### TASK DESCRIPTION
Retype exactly the lines from the first one through the line with "(0,0) rectangle (1500,1648);", including both ends; skip any pictures.

### DATA
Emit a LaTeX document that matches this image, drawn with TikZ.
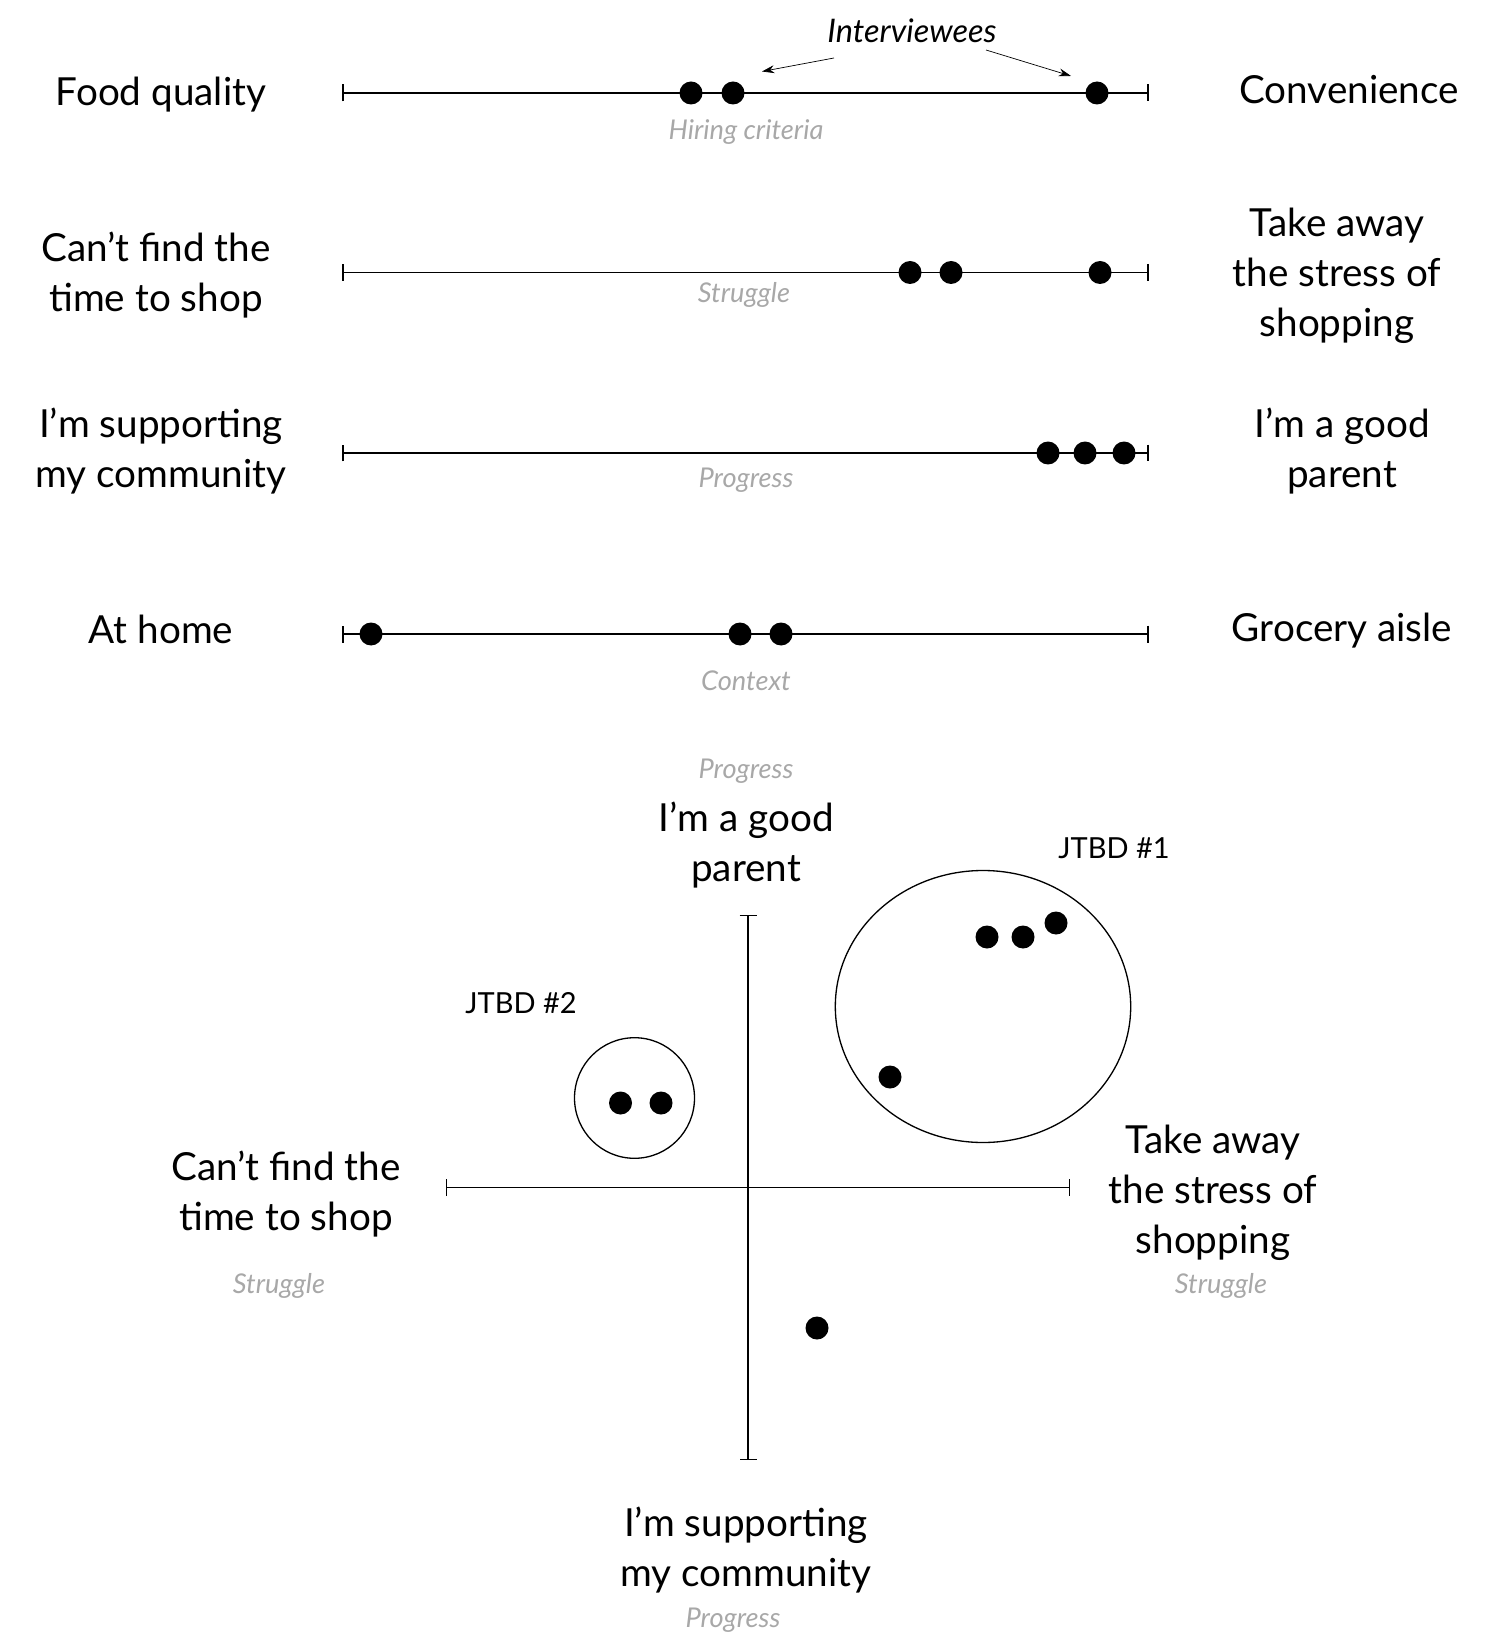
\documentclass[tikz,border=0pt]{standalone}
\usepackage{fontspec}
\setmainfont{Lato}
\usetikzlibrary{arrows.meta}
\definecolor{softgray}{gray}{0.66}

\tikzset{
  pole/.style={font=\fontsize{22}{28.6}\selectfont, align=center, inner sep=0pt},
  axisname/.style={font=\fontsize{15.5}{18}\selectfont\itshape, text=softgray, inner sep=0pt},
  tag/.style={font=\fontsize{16.5}{19}\selectfont, inner sep=0pt},
  dot/.style={circle, fill=black, inner sep=0pt, minimum size=0.46cm},
  scaleline/.style={line width=1.1pt, {Bar[width=0.34cm]}-{Bar[width=0.34cm]}},
  quadline/.style={line width=0.8pt, {Bar[width=0.34cm]}-{Bar[width=0.34cm]}},
}

\begin{document}
\begin{tikzpicture}[x=0.02cm, y=-0.02cm]

\useasboundingbox (0,0) rectangle (1500,1648);

% scale 1
\coordinate (hA) at (342,93);
\coordinate (hB) at (1149,93);
\draw[scaleline] (hA) -- (hB);
\node[dot] (h1) at (691,93) {};
\node[dot] (h2) at (733,93) {};
\node[dot] (h3) at (1097,93) {};
\node[pole] (foodq) at (161,95) {Food quality};
\node[pole] (conv) at (1349,90) {Convenience};
\node[axisname] (hiring) at (746,132) {Hiring criteria};
\node[tag, font=\fontsize{18.5}{21}\selectfont\itshape] (ivw) at (912,31) {Interviewees};
\coordinate (ivwA) at (834,58);
\coordinate (ivwB) at (986,50);
\coordinate (tipA) at (762,71.5);
\coordinate (tipB) at (1071,76);
\draw[-{Stealth[length=7pt,width=4.5pt]}] (ivwA) -- (tipA);
\draw[-{Stealth[length=7pt,width=4.5pt]}] (ivwB) -- (tipB);

% scale 2
\coordinate (sA) at (342,272.5);
\coordinate (sB) at (1149,272.5);
\draw[scaleline] (sA) -- (sB);
\node[dot] (s1) at (910,272.5) {};
\node[dot] (s2) at (951,272.5) {};
\node[dot] (s3) at (1100,272.5) {};
\node[pole] (notime) at (156,275) {Can’t find the\\time to shop};
\node[pole] (nostress) at (1337,276) {Take away\\the stress of\\shopping};
\node[axisname] (struggle) at (744,295) {Struggle};

% scale 3
\coordinate (pA) at (342,453);
\coordinate (pB) at (1149,453);
\draw[scaleline] (pA) -- (pB);
\node[dot] (p1) at (1048,453) {};
\node[dot] (p2) at (1085,453) {};
\node[dot] (p3) at (1124,453) {};
\node[pole] (community) at (161,451) {I’m supporting\\my community};
\node[pole] (parent) at (1342,451) {I’m a good\\parent};
\node[axisname] (progress) at (746,480) {Progress};

% scale 4
\coordinate (cA) at (342,634);
\coordinate (cB) at (1149,634);
\draw[scaleline] (cA) -- (cB);
\node[dot] (c1) at (371,634) {};
\node[dot] (c2) at (740,634) {};
\node[dot] (c3) at (781,634) {};
\node[pole] (home) at (161,629) {At home};
\node[pole] (aisle) at (1342,631) {Grocery aisle};
\node[axisname] (context) at (746,681) {Context};

% two axes
\coordinate (top) at (748,915);
\coordinate (bot) at (748,1460);
\coordinate (lft) at (446,1187.5);
\coordinate (rgt) at (1070,1187.5);
\draw[quadline] (top) -- (bot);
\draw[quadline] (lft) -- (rgt);

\node[axisname] (progU) at (746,771) {Progress};
\node[pole] (parentU) at (746,845) {I’m a good\\parent};
\node[pole] (communityD) at (746,1550) {I’m supporting\\my community};
\node[axisname] (progD) at (733,1620) {Progress};
\node[pole] (notimeL) at (286,1194) {Can’t find the\\time to shop};
\node[axisname] (strugL) at (279,1286) {Struggle};
\node[pole] (nostressR) at (1213,1193) {Take away\\the stress of\\shopping};
\node[axisname] (strugR) at (1221,1286) {Struggle};

% jobs
\draw[line width=0.75pt] (983,1006.5) ellipse [x radius=147.7, y radius=136];
\draw[line width=0.75pt] (634.5,1098) ellipse [x radius=60, y radius=60.3];
\node[tag] (job1) at (1114,848) {JTBD \#1};
\node[tag] (job2) at (521,1003) {JTBD \#2};

\node[dot] (q1) at (987,937) {};
\node[dot] (q2) at (1023,937) {};
\node[dot] (q3) at (1056,923) {};
\node[dot] (q4) at (890,1077) {};
\node[dot] (q5) at (620.5,1103) {};
\node[dot] (q6) at (661,1103) {};
\node[dot] (q7) at (817,1328) {};

\end{tikzpicture}
\end{document}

### WRITTEN RESPONSE
Emit a LaTeX document that matches this image, drawn with TikZ.
\documentclass[tikz,border=0pt]{standalone}
\usepackage{fontspec}
\setmainfont{Lato}
\usetikzlibrary{arrows.meta}
\definecolor{softgray}{gray}{0.66}

\tikzset{
  pole/.style={font=\fontsize{22}{28.6}\selectfont, align=center, inner sep=0pt},
  axisname/.style={font=\fontsize{15.5}{18}\selectfont\itshape, text=softgray, inner sep=0pt},
  tag/.style={font=\fontsize{16.5}{19}\selectfont, inner sep=0pt},
  dot/.style={circle, fill=black, inner sep=0pt, minimum size=0.46cm},
  scaleline/.style={line width=1.1pt, {Bar[width=0.34cm]}-{Bar[width=0.34cm]}},
  quadline/.style={line width=0.8pt, {Bar[width=0.34cm]}-{Bar[width=0.34cm]}},
}

\begin{document}
\begin{tikzpicture}[x=0.02cm, y=-0.02cm]

\useasboundingbox (0,0) rectangle (1500,1648);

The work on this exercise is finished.